I1207 09:34:22.462341 1 server.cc:592]
+----------------+---------+--------+
| Model | Version | Status |
+----------------+---------+--------+
| kaldi_enhanced | 1 | READY |
| kaldi_standard | 1 | READY |
| lm_enhanced | 1 | READY |
+----------------+---------+--------+
...
I1207 09:34:22.612211 1 grpc_server.cc:4375] Started GRPCInferenceService at 0.0.0.0:8001
I1207 09:34:22.624076 1 http_server.cc:3075] Started HTTPService at 0.0.0.0:8000
I1207 09:34:22.665759 1 http_server.cc:178] Started Metrics Service at 0.0.0.0:8002
Once the GPU server is running, follow the instructions for linking a speech container.
Running only one operating point
Operating points represent different levels of model complexity.

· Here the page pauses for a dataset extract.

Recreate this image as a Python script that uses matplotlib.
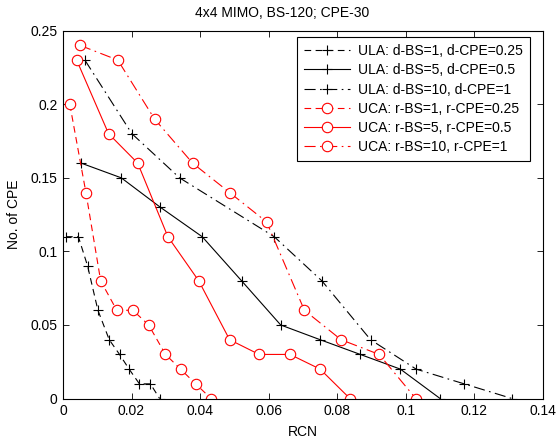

To save GPU memory for throughput, you can run the server with only one operating point loaded. To do this, pass the
SM_OPERATING_POINT
environment variable to the container and set it to either standard
or enhanced
.
Batch and real-time inference
The inference server can run in two modes: batch, for processing whole files and returning the transcript at the end, and real-time for
processing audio streams. The default mode is batch. To configure the GPU server for real-time, set the environment variable
SM_BATCH_MODE=false
by passing it into the docker run
command.
The modes correspond to the two types of client speech container, which are distinguished by their name:
- rt-asr-transcriber-en:<version>
- batch-asr-transcriber-en:<version>
The server can only support one of these modes at once.
Monitoring the server
The inference server is based on Nvidia's Triton architecture and as such can be monitored using Triton's inbuilt Prometheus metrics, or the GRPC/HTTP APIs. To expose these, configure an external mapping for port 8002(Prometheus) or 8000(HTTP).
Operating points in GPU inference
When inference is out-sourced to a GPU server, alternative GPU-specific models are used, so you should not expect to see identical results compared to CPU-based inference. For convenience, the GPU models are also designated as 'standard' and 'enhanced'.